My STS research paper examines a very different case: the rise and restriction of AI-enabled remote exam proctoring at U.S. universities between 2020 and 2024. The paper argues that universities' shift away from surveillance-heavy remote proctoring should be understood as a sociotechnical renegotiation of appropriate information flows in assessment. During emergency remote teaching, institutions adopted tools such as browser lockdown, webcam monitoring, room scans, identity verification, biometric checks, and automated flagging in order to preserve academic integrity. However, once exams moved into students' homes and introduced vendors, persistent recordings, biometric processing, and opaque suspicion systems, these tools came into conflict with privacy expectations. Using contextual integrity as the STS framework, the paper analyzes how information recipients, data types, and transmission principles changed as universities, vendors, advocates, and courts responded to the controversy. The paper finds that the governance of remote proctoring shifted from emergency normalization toward narrower surveillance, more human review, opt-outs, and greater attention to assessment redesign. Its central claim is that the future of academic integrity should not depend on simply making surveillance more invasive, but on designing assessment practices and governance rules that preserve trust and fairness.

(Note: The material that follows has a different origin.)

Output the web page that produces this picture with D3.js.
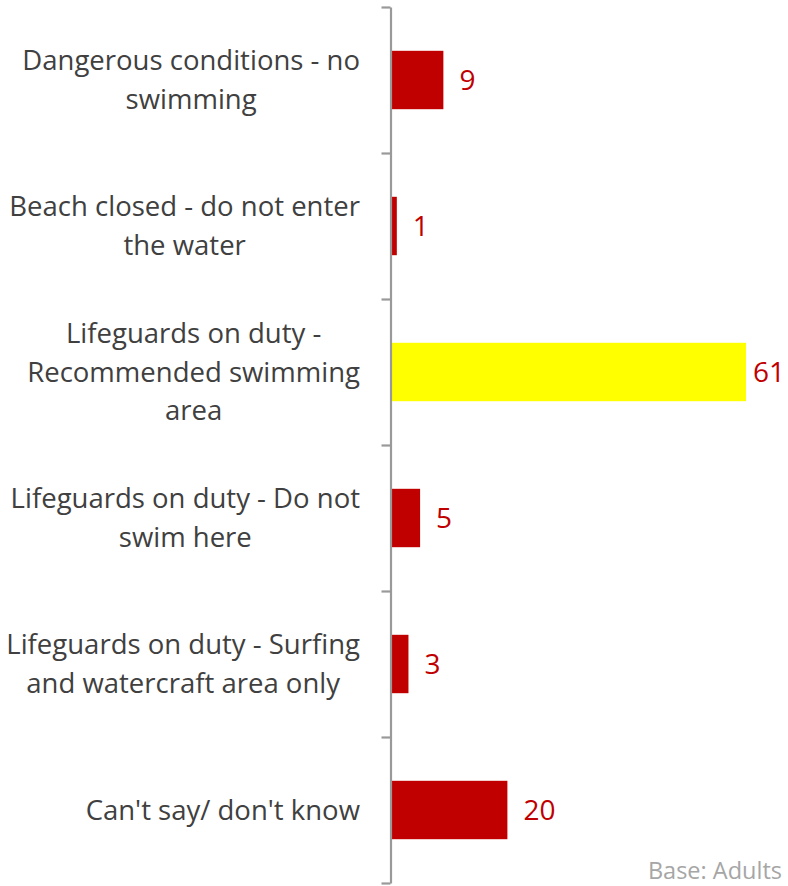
<!DOCTYPE html>
<html>
<head>
<meta charset="utf-8">
<script src="https://cdn.jsdelivr.net/npm/d3@7"></script>
<style>
  html, body { margin: 0; padding: 0; background: #fff; }
  svg { display: block; }
</style>
</head>
<body>
<svg id="chart" width="788" height="886"></svg>
<script>
const categories = [
  "Dangerous conditions - no\nswimming",
  "Beach closed - do not enter\nthe water",
  "Lifeguards on duty -\nRecommended swimming\narea",
  "Lifeguards on duty - Do not\nswim here",
  "Lifeguards on duty - Surfing\nand watercraft area only",
  "Can't say/ don't know"
];
const values = [9, 1, 61, 5, 3, 20];
const highlight = [false, false, true, false, false, false];
const footnote = "Base: Adults";

const svg = d3.select("#chart");
const axisX = 390.5;
const font = "'Open Sans', sans-serif";

const y = d3.scaleBand()
  .domain(categories)
  .range([7, 883])
  .paddingInner(0.6)
  .paddingOuter(0.3);

const x = d3.scaleLinear().domain([0, 61]).range([391, 746]);

// fit category font size so the first line spans about 338px
const probe = svg.append("text").attr("font-family", font).attr("font-size", 30).text("Dangerous conditions - no");
const pw = probe.node().getComputedTextLength();
probe.remove();
const catSize = Math.min(30, 30 * 338 / pw);

// bars
svg.selectAll("rect.bar")
  .data(categories)
  .join("rect")
  .attr("class", "bar")
  .attr("x", x(0))
  .attr("y", d => y(d))
  .attr("width", (d, i) => x(values[i]) - x(0))
  .attr("height", y.bandwidth())
  .attr("fill", (d, i) => highlight[i] ? "#FFFF00" : "#C00000");

// value labels
svg.selectAll("text.val")
  .data(categories)
  .join("text")
  .attr("class", "val")
  .attr("y", d => y(d) + y.bandwidth() / 2)
  .attr("dy", "0.36em")
  .attr("font-family", font)
  .attr("font-size", 28)
  .attr("fill", "#C00000")
  .text((d, i) => values[i])
  .each(function(d, i) {
    const w = this.getComputedTextLength();
    const sx = Math.min(x(values[i]) + 16, 785 - w);
    d3.select(this).attr("x", sx);
  });

// axis
const axisScale = d3.scalePoint().domain(d3.range(categories.length + 1)).range([7, 883]);
const axis = d3.axisLeft(axisScale).tickSize(9).tickFormat("").tickSizeOuter(0);
const ag = svg.append("g").attr("transform", `translate(${axisX},0)`).call(axis);
ag.selectAll("line").attr("stroke", "#999").attr("stroke-width", 2.2);
ag.select(".domain").attr("stroke", "#999").attr("stroke-width", 2.2);

// category labels: lines centred within a block whose right edge is at 360
const lh = 38.5;
svg.selectAll("text.cat")
  .data(categories)
  .join("text")
  .attr("class", "cat")
  .attr("text-anchor", "middle")
  .attr("font-family", font)
  .attr("font-size", catSize)
  .attr("fill", "#404040")
  .each(function(d) {
    const lines = d.split("\n");
    const cy = y(d) + y.bandwidth() / 2;
    const t = d3.select(this);
    const spans = lines.map((ln, k) =>
      t.append("tspan")
        .attr("y", cy + (k - (lines.length - 1) / 2) * lh)
        .attr("dy", "0.35em")
        .text(ln));
    const maxW = d3.max(spans, s => s.node().getComputedTextLength());
    spans.forEach(s => s.attr("x", 360 - maxW / 2));
  });

svg.append("text")
  .attr("x", 782)
  .attr("y", 879)
  .attr("text-anchor", "end")
  .attr("font-family", font)
  .attr("font-size", 23.5)
  .attr("fill", "#A6A6A6")
  .text(footnote);
</script>
</body>
</html>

Working on both projects at the same time helped me see technical design and sociotechnical governance as parts of the same larger engineering responsibility. The technical project forced me to think concretely about implementation tradeoffs: validating inputs, limiting privileges, preventing command injection, keeping execution local, and making a powerful tool usable without making it reckless. The STS project pushed me to think about similar questions at the institutional level: who receives data, what information is collected, what rules govern its transmission, and when technical convenience becomes socially unacceptable. Even though Nmap Insight and remote proctoring are not directly connected, the STS paper made me more attentive to the risks of lowering barriers around powerful technologies. A tool can become more accessible in ways that empower legitimate users, but accessibility without constraints can also create misuse or loss of trust. At the same time, the capstone project made the STS research feel more practical because it showed how values such as safety, transparency, and accountability have to be translated into actual design choices rather than left as abstract principles.